Pep Guardiola claimed that he had never criticised Atlético Madrid’s style, after a tense, edgy night which ended with Manchester City hanging on to a one-goal lead to reach the Champions League semi‑finals and a fight in the tunnel. But Diego Simeone, the Atlético manager, did not appear to be buying Guardiola’s explanation, insisting: “We’re not stupid.”
Koke Resurrección, Atlético’s captain, accused City of “falling on the floor and wasting time”, just as Atlético had been accused of doing, something that was admitted afterwards by the midfielder Rodri, who noted “everything’s licit in football” but insisted it was only the case in the final “five to 10 minutes”.
There had been a mass confrontation in the corner just before the final whistle. And Simeone denied he had sarcastically applauded the City bench, insisting he was clapping the fans.
There was also trouble in the tunnel, with the police forced to intervene. Footage showed Stefan Savic and Jack Grealish confront each other while Sime Vrsaljko had to be held back as he could be seen throwing something and spitting at City staff. Asked about that footage, Guardiola replied: “Nothing to say.” Simeone said he had not been there and not seen anything. City’s manager did, though, respond to suggestions that it was ironic that he had adopted the approach Atlético had been accused of, by insisting those accusations had not come from him.
At the end of the first leg Guardiola had noted that “ever since prehistory” it has been hard to face a team that defends very deep with two lines of five, words that were interpreted as a dig by many in Spain, perhaps even including Simeone himself.
“I have only ever had good words to say about him,” Guardiola said after the second leg. “He can play however he wants, of course. I would never say otherwise. All I said was that it is very hard. And they know how to do that better than anyone in the world.”
Asked if Guardiola had shown a lack of respect, Simeone said: “I don’t have to offer an opinion about whether someone is speaking well [of us] or not. Often, those who are very eloquent are very intelligent and have a way of praising you dismissively. But those of us who maybe have less eloquence are not stupid.”

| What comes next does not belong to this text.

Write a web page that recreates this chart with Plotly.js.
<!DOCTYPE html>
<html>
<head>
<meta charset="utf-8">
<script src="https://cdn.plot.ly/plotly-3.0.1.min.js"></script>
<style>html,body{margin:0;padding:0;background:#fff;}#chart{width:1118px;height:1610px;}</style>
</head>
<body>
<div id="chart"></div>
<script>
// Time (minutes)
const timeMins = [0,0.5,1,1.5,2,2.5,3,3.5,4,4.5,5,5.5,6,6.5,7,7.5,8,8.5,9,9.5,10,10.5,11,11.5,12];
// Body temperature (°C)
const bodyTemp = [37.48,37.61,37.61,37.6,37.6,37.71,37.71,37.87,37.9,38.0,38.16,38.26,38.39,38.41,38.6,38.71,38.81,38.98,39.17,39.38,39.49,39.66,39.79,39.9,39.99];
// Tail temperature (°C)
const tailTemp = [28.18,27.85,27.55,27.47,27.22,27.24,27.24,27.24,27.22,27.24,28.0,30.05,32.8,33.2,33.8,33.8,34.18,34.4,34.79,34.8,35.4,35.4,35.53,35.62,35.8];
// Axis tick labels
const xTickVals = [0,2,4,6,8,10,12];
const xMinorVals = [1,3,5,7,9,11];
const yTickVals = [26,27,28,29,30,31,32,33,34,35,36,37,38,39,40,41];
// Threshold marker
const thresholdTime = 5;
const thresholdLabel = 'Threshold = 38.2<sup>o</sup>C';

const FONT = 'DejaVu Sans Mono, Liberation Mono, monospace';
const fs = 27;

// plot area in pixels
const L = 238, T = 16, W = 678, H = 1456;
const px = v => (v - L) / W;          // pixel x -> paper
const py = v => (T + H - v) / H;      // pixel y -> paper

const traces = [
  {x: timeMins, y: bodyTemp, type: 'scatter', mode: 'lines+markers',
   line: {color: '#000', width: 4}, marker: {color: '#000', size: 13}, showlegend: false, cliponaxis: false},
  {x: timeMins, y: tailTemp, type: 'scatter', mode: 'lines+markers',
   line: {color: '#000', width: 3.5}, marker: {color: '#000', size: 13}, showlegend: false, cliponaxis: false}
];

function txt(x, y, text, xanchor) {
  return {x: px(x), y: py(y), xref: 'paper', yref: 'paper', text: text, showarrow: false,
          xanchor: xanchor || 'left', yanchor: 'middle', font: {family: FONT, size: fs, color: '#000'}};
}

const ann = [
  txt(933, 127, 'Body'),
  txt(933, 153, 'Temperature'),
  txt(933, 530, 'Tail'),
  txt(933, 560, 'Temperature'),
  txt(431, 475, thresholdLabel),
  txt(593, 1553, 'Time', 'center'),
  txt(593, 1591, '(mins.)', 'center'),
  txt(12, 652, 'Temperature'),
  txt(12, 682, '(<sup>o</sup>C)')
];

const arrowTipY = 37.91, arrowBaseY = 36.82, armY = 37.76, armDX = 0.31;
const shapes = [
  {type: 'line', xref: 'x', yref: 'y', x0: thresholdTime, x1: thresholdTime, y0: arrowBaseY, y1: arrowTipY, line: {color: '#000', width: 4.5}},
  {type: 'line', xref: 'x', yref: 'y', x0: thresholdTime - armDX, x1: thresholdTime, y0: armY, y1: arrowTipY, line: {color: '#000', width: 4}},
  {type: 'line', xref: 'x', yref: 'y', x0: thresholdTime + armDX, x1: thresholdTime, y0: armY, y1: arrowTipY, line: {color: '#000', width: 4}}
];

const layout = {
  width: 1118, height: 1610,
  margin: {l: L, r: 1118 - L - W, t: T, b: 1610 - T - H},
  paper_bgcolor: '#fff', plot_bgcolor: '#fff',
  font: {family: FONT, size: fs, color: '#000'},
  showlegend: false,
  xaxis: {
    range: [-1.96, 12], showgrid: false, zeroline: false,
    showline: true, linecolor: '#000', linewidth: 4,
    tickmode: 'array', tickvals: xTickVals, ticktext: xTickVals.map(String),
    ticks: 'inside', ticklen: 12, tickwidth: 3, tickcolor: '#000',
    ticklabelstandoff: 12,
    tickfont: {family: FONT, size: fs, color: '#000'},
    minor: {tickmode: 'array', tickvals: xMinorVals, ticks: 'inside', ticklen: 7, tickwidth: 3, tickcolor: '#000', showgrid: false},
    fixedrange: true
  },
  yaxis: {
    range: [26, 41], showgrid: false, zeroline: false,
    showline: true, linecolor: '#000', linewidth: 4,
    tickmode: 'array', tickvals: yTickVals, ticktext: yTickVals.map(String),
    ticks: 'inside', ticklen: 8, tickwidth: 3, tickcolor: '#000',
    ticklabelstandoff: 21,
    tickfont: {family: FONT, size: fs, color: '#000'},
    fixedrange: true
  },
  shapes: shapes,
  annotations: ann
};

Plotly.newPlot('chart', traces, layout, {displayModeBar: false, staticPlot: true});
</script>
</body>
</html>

In the end, City had to hang on to a lead, seeking to run down the clock to find a way through. “We had no other choice,” Guardiola said. “Atlético were absolutely brilliant. I don’t like playing that way at all but this team [Atlético] playing like his with their people behind them are almost unstoppable. All I said was that when a team plays that way very, very well, it’s very difficult. Nothing else.
“Don’t be mistaken, I never criticised Atlético,” Guardiola said. “They pushed us back, we forgot how to play. That’s to their credit. We’re celebrating going through but after that second half we could be out. We were in big, big trouble. They had chances to score, but they didn’t in the end.
“If we play in the semi-final like we did in the second half, we don’t have any chance.”
Atlético’s captain, Koke, pointed out that City’s players went to ground to waste time in the second half. “Lots of the time we get criticised for this situation, and now let’s see what people think of this today,” he said. “You’ve seen it, you can express an opinion.”
Rodri said: “Everything is licit in football. We tried to play. It’s true that in the end, because of the quality of your opponent, we were boxed in and when there are five or 10 minutes left you play with that weapon [time wasting]. I am not in favour of doing it the rest of the time, but in the end sometimes it happens. When that [the melee] happened, I tried to stay out of it; it’s my team mates and my ex-teammates and it is not at all pleasant for me.”
“We played surely the best team in the best team in the world and we competed,” Simeone concluded. “Football has many facets, ways of playing, and I am not going to have an opinion on what our opponents’ behaviour was like.”